The dilettante-specialist may have been a rarity in the realm of detection, but it wasn’t in other areas. Professor Challenger, Doyle’s doughty scientist, has no official associations; he was a “non-academic gentleman scientist in the traditional mode of Darwin and Wallace.” Challenger runs into rather more problems than does Holmes when it comes to verifiability, with his claims of a Lost World disputed as nonsense. But it’s in the realm of new rising scientific associations—the Zoological Society, in this case—that Challenger is able to prove his case.
This tension between independent-minded actors and officialdom runs through much of Doyle’s work. It’s something other than the broader English cult of the amateur at work, however: These protagonists often hold aims that are parallel to but distinct from those of official bodies.
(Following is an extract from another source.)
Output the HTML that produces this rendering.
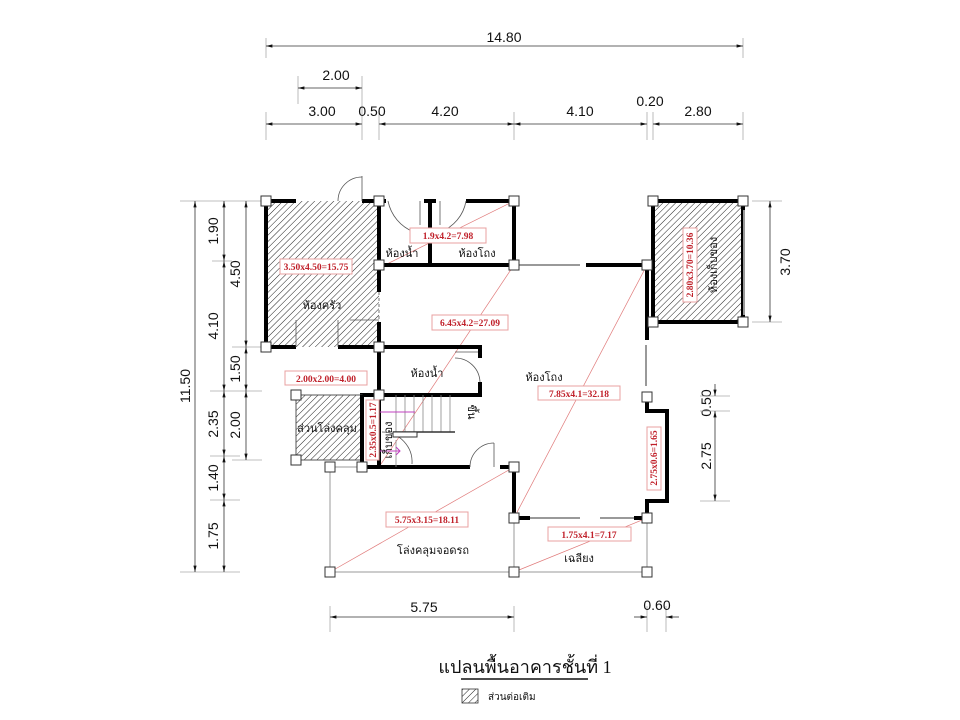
<!DOCTYPE html>
<html><head><meta charset="utf-8"><style>
html,body{margin:0;padding:0;background:#fff;width:960px;height:720px;overflow:hidden}
svg{display:block}
.d{font-family:"Liberation Sans",sans-serif;font-size:14px;fill:#111}
.t{font-family:"Liberation Serif","DejaVu Sans",sans-serif;font-size:11px;fill:#111}
.r{font-family:"Liberation Serif",serif;font-size:9.5px;font-weight:bold;fill:#c0202a}
.rb{fill:#fff;stroke:#e8a0a0;stroke-width:1}
.w{stroke:#000;stroke-width:4;fill:none}
.g{stroke:#999;stroke-width:1;fill:none}
.p{fill:#fff;stroke:#333;stroke-width:1}
.dl{stroke:#333;stroke-width:0.8;fill:none}
.ex{stroke:#aaa;stroke-width:0.8}
.pk{stroke:#e07a7a;stroke-width:0.7}
</style></head><body>
<svg width="960" height="720" viewBox="0 0 960 720" xmlns="http://www.w3.org/2000/svg">
<defs>
<pattern id="h" patternUnits="userSpaceOnUse" width="4.5" height="4.5" patternTransform="rotate(45)">
<line x1="0" y1="0" x2="0" y2="4.5" stroke="#222" stroke-width="1"/></pattern>
<marker id="a" markerWidth="8" markerHeight="6" refX="8" refY="3" orient="auto"><path d="M0,1 L8,3 L0,5z" fill="#111"/></marker>
<marker id="b" markerWidth="8" markerHeight="6" refX="0" refY="3" orient="auto"><path d="M8,1 L0,3 L8,5z" fill="#111"/></marker>
</defs>

<g class="ex">
<line x1="266" y1="38" x2="266" y2="58"/><line x1="743" y1="38" x2="743" y2="58"/>
<line x1="298" y1="76" x2="298" y2="104"/><line x1="362" y1="76" x2="362" y2="140"/>
<line x1="266" y1="112" x2="266" y2="140"/><line x1="379" y1="112" x2="379" y2="140"/>
<line x1="514" y1="112" x2="514" y2="140"/><line x1="647" y1="112" x2="647" y2="140"/>
<line x1="653" y1="112" x2="653" y2="140"/><line x1="743" y1="112" x2="743" y2="140"/>
</g>
<g class="dl">
<line x1="266" y1="46" x2="743" y2="46" marker-start="url(#b)" marker-end="url(#a)"/>
<line x1="298" y1="88" x2="362" y2="88" marker-start="url(#b)" marker-end="url(#a)"/>
<line x1="266" y1="124" x2="362" y2="124" marker-start="url(#b)" marker-end="url(#a)"/>
<line x1="379" y1="124" x2="514" y2="124" marker-start="url(#b)" marker-end="url(#a)"/>
<line x1="514" y1="124" x2="647" y2="124" marker-start="url(#b)" marker-end="url(#a)"/>
<line x1="653" y1="124" x2="743" y2="124" marker-start="url(#b)" marker-end="url(#a)"/>
</g>
<text class="d" x="504" y="42" text-anchor="middle">14.80</text>
<text class="d" x="336" y="80" text-anchor="middle">2.00</text>
<text class="d" x="322" y="116" text-anchor="middle">3.00</text>
<text class="d" x="372" y="116" text-anchor="middle">0.50</text>
<text class="d" x="445" y="116" text-anchor="middle">4.20</text>
<text class="d" x="580" y="116" text-anchor="middle">4.10</text>
<text class="d" x="650" y="106" text-anchor="middle">0.20</text>
<text class="d" x="698" y="116" text-anchor="middle">2.80</text>

<g class="ex">
<line x1="180" y1="201" x2="262" y2="201"/><line x1="180" y1="572" x2="240" y2="572"/>
<line x1="212" y1="261" x2="232" y2="261"/><line x1="232" y1="347" x2="262" y2="347"/>
<line x1="210" y1="391" x2="262" y2="391"/><line x1="232" y1="460" x2="262" y2="460"/>
<line x1="210" y1="456" x2="240" y2="456"/><line x1="210" y1="500" x2="240" y2="500"/>
</g>
<g class="dl">
<line x1="195" y1="201" x2="195" y2="572" marker-start="url(#b)" marker-end="url(#a)"/>
<line x1="224" y1="201" x2="224" y2="261" marker-start="url(#b)" marker-end="url(#a)"/>
<line x1="224" y1="261" x2="224" y2="391" marker-start="url(#b)" marker-end="url(#a)"/>
<line x1="224" y1="391" x2="224" y2="456" marker-start="url(#b)" marker-end="url(#a)"/>
<line x1="224" y1="456" x2="224" y2="500" marker-start="url(#b)" marker-end="url(#a)"/>
<line x1="224" y1="500" x2="224" y2="572" marker-start="url(#b)" marker-end="url(#a)"/>
<line x1="246" y1="201" x2="246" y2="347" marker-start="url(#b)" marker-end="url(#a)"/>
<line x1="246" y1="347" x2="246" y2="391" marker-start="url(#b)" marker-end="url(#a)"/>
<line x1="246" y1="391" x2="246" y2="460" marker-start="url(#b)" marker-end="url(#a)"/>
</g>
<g class="d" text-anchor="middle">
<text transform="translate(190,386) rotate(-90)">11.50</text>
<text transform="translate(218,231) rotate(-90)">1.90</text>
<text transform="translate(218,326) rotate(-90)">4.10</text>
<text transform="translate(218,424) rotate(-90)">2.35</text>
<text transform="translate(218,478) rotate(-90)">1.40</text>
<text transform="translate(218,536) rotate(-90)">1.75</text>
<text transform="translate(240,274) rotate(-90)">4.50</text>
<text transform="translate(240,369) rotate(-90)">1.50</text>
<text transform="translate(240,425) rotate(-90)">2.00</text>
<text transform="translate(790,262) rotate(-90)">3.70</text>
<text transform="translate(711,403) rotate(-90)">0.50</text>
<text transform="translate(711,456) rotate(-90)">2.75</text>
</g>
<g class="ex">
<line x1="752" y1="201" x2="782" y2="201"/><line x1="752" y1="322" x2="782" y2="322"/>
<line x1="700" y1="396" x2="730" y2="396"/><line x1="700" y1="411" x2="730" y2="411"/>
<line x1="700" y1="501" x2="730" y2="501"/>
</g>
<g class="dl">
<line x1="770" y1="201" x2="770" y2="322" marker-start="url(#b)" marker-end="url(#a)"/>
<line x1="715" y1="384" x2="715" y2="396" marker-end="url(#a)"/>
<line x1="715" y1="411" x2="715" y2="501" marker-start="url(#b)" marker-end="url(#a)"/>
</g>

<g class="ex"><line x1="330" y1="606" x2="330" y2="632"/><line x1="514" y1="606" x2="514" y2="632"/>
<line x1="647" y1="606" x2="647" y2="632"/><line x1="666" y1="606" x2="666" y2="632"/></g>
<g class="dl"><line x1="330" y1="617" x2="514" y2="617" marker-start="url(#b)" marker-end="url(#a)"/>
<line x1="634" y1="617" x2="647" y2="617" marker-end="url(#a)"/>
<line x1="679" y1="617" x2="666" y2="617" marker-end="url(#a)"/></g>
<text class="d" x="424" y="612" text-anchor="middle">5.75</text>
<text class="d" x="657" y="610" text-anchor="middle">0.60</text>

<rect x="266" y="201" width="113" height="146" fill="url(#h)"/>
<rect x="296" y="395" width="66" height="65" fill="url(#h)"/>
<rect x="653" y="201" width="90" height="121" fill="url(#h)"/>

<g class="g" stroke="#aaa">
<polyline points="330,467 362,467"/>
<line x1="330" y1="467" x2="330" y2="572"/><line x1="330" y1="572" x2="647" y2="572"/>
<line x1="514" y1="518" x2="514" y2="572"/><line x1="647" y1="518" x2="647" y2="572"/>
</g>

<g class="pk">
<line x1="385" y1="265" x2="514" y2="201"/>
<line x1="514" y1="265" x2="379" y2="467"/>
<line x1="647" y1="265" x2="514" y2="518"/>
<line x1="514" y1="467" x2="330" y2="572"/>
<line x1="647" y1="518" x2="514" y2="572"/>
</g>

<g class="w">
<polyline points="296,201 266,201 266,347 296,347"/>
<line x1="362" y1="201" x2="379" y2="201"/>
<line x1="338" y1="347" x2="379" y2="347"/>
<line x1="379" y1="201" x2="379" y2="292"/>
<line x1="379" y1="322" x2="379" y2="467"/>
<line x1="379" y1="201" x2="386" y2="201"/>
<line x1="379" y1="265" x2="514" y2="265"/>
<line x1="424" y1="201" x2="436" y2="201"/>
<line x1="430" y1="201" x2="430" y2="265"/>
<line x1="466" y1="201" x2="514" y2="201"/>
<line x1="514" y1="201" x2="514" y2="265"/>
<line x1="586" y1="265" x2="647" y2="265"/>
<line x1="647" y1="265" x2="647" y2="340"/>
<rect x="653" y="201" width="90" height="121"/>
<polyline points="379,347 480,347 480,358"/>
<polyline points="480,382 480,395 362,395 362,467 470,467"/>
<line x1="500" y1="467" x2="514" y2="467"/>
<line x1="514" y1="467" x2="514" y2="518"/>
<line x1="514" y1="518" x2="530" y2="518"/>
<line x1="634" y1="518" x2="647" y2="518"/>
<polyline points="647,397 647,411 667,411 667,501 647,501 647,518"/>
</g>
<rect x="296" y="395" width="66" height="65" fill="none" stroke="#555" stroke-width="1"/>
<line x1="362" y1="395" x2="362" y2="467" stroke="#000" stroke-width="4"/>

<g stroke="#555" stroke-width="0.8" fill="none">
<line x1="362" y1="201" x2="362" y2="176"/><path d="M338,201 A24,24 0 0 1 362,177"/>
<path d="M388,201 A42,42 0 0 0 414,232"/>
<path d="M466,201 A40,40 0 0 1 440,232"/>
<line x1="420" y1="201" x2="420" y2="225"/><line x1="440" y1="201" x2="440" y2="225"/>
<path d="M455,358 A25,25 0 0 1 480,382"/><line x1="455" y1="352" x2="478" y2="352"/>
<path d="M470,467 A24,24 0 0 1 494,443"/><line x1="494" y1="443" x2="494" y2="467"/>
<path d="M382,432 A30,30 0 0 1 412,464"/>
<line x1="296" y1="347" x2="296" y2="320"/><line x1="338" y1="347" x2="338" y2="320"/>
<line x1="350" y1="320" x2="379" y2="320"/><line x1="379" y1="292" x2="379" y2="322" stroke-dasharray="3,3"/>
</g>
<g stroke="#999" stroke-width="2">
<line x1="518" y1="265" x2="580" y2="265"/>
<line x1="530" y1="518" x2="580" y2="518"/>
<line x1="600" y1="518" x2="634" y2="518"/>
<line x1="646" y1="345" x2="646" y2="386"/>
<line x1="744" y1="210" x2="744" y2="315"/>
</g>
<g stroke="#888" stroke-width="0.8">
<line x1="396" y1="395" x2="396" y2="432"/><line x1="405" y1="395" x2="405" y2="432"/>
<line x1="414" y1="395" x2="414" y2="432"/><line x1="423" y1="395" x2="423" y2="432"/>
<line x1="432" y1="395" x2="432" y2="432"/><line x1="441" y1="395" x2="441" y2="432"/>
<line x1="450" y1="395" x2="450" y2="432"/>
<line x1="396" y1="440" x2="396" y2="467"/>
</g>
<line x1="393" y1="432" x2="455" y2="432" stroke="#333" stroke-width="1.5"/>
<rect x="393" y="432" width="24" height="5" fill="#fff" stroke="#333" stroke-width="1"/>
<g stroke="#c040c0" stroke-width="1" fill="none">
<line x1="380" y1="412" x2="415" y2="412"/>
<line x1="380" y1="451" x2="400" y2="451"/><path d="M396,447 L400,451 L396,455"/>
</g>

<g class="p">
<rect x="261" y="196" width="10" height="10"/><rect x="374" y="196" width="10" height="10"/>
<rect x="509" y="196" width="10" height="10"/><rect x="648" y="196" width="10" height="10"/>
<rect x="738" y="196" width="10" height="10"/><rect x="374" y="260" width="10" height="10"/>
<rect x="509" y="260" width="10" height="10"/><rect x="642" y="260" width="10" height="10"/>
<rect x="261" y="342" width="10" height="10"/><rect x="374" y="342" width="10" height="10"/>
<rect x="648" y="317" width="10" height="10"/><rect x="738" y="317" width="10" height="10"/>
<rect x="291" y="390" width="10" height="10"/><rect x="374" y="390" width="10" height="10"/>
<rect x="291" y="455" width="10" height="10"/><rect x="357" y="462" width="10" height="10"/>
<rect x="325" y="462" width="10" height="10"/><rect x="509" y="462" width="10" height="10"/>
<rect x="509" y="513" width="10" height="10"/><rect x="642" y="513" width="10" height="10"/>
<rect x="642" y="392" width="10" height="10"/>
<rect x="325" y="567" width="10" height="10"/><rect x="509" y="567" width="10" height="10"/>
<rect x="642" y="567" width="10" height="10"/>
</g>

<rect class="rb" x="410" y="228" width="76" height="15"/><text class="r" x="448" y="239" text-anchor="middle">1.9x4.2=7.98</text>
<rect class="rb" x="280" y="259" width="72" height="15"/><text class="r" x="316" y="270" text-anchor="middle">3.50x4.50=15.75</text>
<rect class="rb" x="432" y="315" width="76" height="15"/><text class="r" x="470" y="326" text-anchor="middle">6.45x4.2=27.09</text>
<rect class="rb" x="285" y="371" width="82" height="14"/><text class="r" x="326" y="382" text-anchor="middle">2.00x2.00=4.00</text>
<rect class="rb" x="538" y="386" width="82" height="14"/><text class="r" x="579" y="397" text-anchor="middle">7.85x4.1=32.18</text>
<rect class="rb" x="386" y="512" width="82" height="15"/><text class="r" x="427" y="523" text-anchor="middle">5.75x3.15=18.11</text>
<rect class="rb" x="548" y="527" width="83" height="14"/><text class="r" x="589" y="538" text-anchor="middle">1.75x4.1=7.17</text>
<rect class="rb" x="683" y="228" width="14" height="74"/><text class="r" transform="translate(693,265) rotate(-90)" text-anchor="middle">2.80x3.70=10.36</text>
<rect class="rb" x="647" y="427" width="14" height="63"/><text class="r" transform="translate(657,458) rotate(-90)" text-anchor="middle">2.75x0.6=1.65</text>
<rect class="rb" x="366" y="400" width="13" height="60"/><text class="r" transform="translate(376,430) rotate(-90)" text-anchor="middle">2.35x0.5=1.17</text>

<g class="t" text-anchor="middle">
<text x="402" y="257">ห้องน้ำ</text>
<text x="477" y="257">ห้องโถง</text>
<text x="322" y="309">ห้องครัว</text>
<text x="427" y="377">ห้องน้ำ</text>
<text x="544" y="381">ห้องโถง</text>
<text x="327" y="432">ส่วนโล่งคลุม</text>
<text transform="translate(392,440) rotate(-90)">เก็บของ</text>
<text transform="translate(468,412) rotate(90)">ขึ้น</text>
<text transform="translate(717,265) rotate(-90)">ห้องเก็บของ</text>
<text x="433" y="554">โล่งคลุมจอดรถ</text>
<text x="579" y="562">เฉลียง</text>
</g>

<text x="525" y="673" text-anchor="middle" style="font-family:'Liberation Serif','DejaVu Serif',serif;font-size:18px;fill:#111">แปลนพื้นอาคารชั้นที่ 1</text>
<line x1="461" y1="679" x2="588" y2="679" stroke="#111" stroke-width="1.5"/>
<rect x="462" y="689" width="16" height="14" fill="url(#h)" stroke="#333" stroke-width="0.8"/>
<text x="488" y="700" style="font-family:'Liberation Sans','DejaVu Sans',sans-serif;font-size:10px;fill:#111">ส่วนต่อเติม</text>
</svg>
</body></html>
This is dramatically evident in Kerr’s consideration of the Holmes canon in its relation to law and order. Holmes’s sense of justice, in a deviation from previous crime fiction, is serially askew from any official conception of the term. Holmes is openly contemptuous of the king in “A Scandal in Bohemia”—a figure who, after all, is seeking to protect his throne through skullduggery. The second Holmes story, “A Case of Identity,” is, as Kerr notes, “a detective story without either crime or punishment.” Holmes’s cases deliver solutions far more often than they deliver justice, and Holmes’s sense of that quality is repeatedly attuned more to the spirit than to the letter of the law. Holmes isn’t simply trumping the police at their own work; he’s playing a similar but different game, in which the actual workings of official justice seem an afterthought.
The nuance of Doyle’s own game is unfailingly interesting, whether it appears in familiar quarters or in those unknown. Who knew of Doyle’s furious tract against King Leopold’s exploitation, “The Crime of the Congo,” in which Leopold is likened to Tartuffe and Jack the Ripper? Or of the anthropomorphizing science fiction of “When the World Screamed,” a later Professor Challenger story in which the Earth, in response to a miles-long drilling project, literally screams out?
To hear of such things is a surprise. To see them so keenly contextualized is the great merit of Kerr’s volume.
Anthony Paletta is a writer in Brooklyn.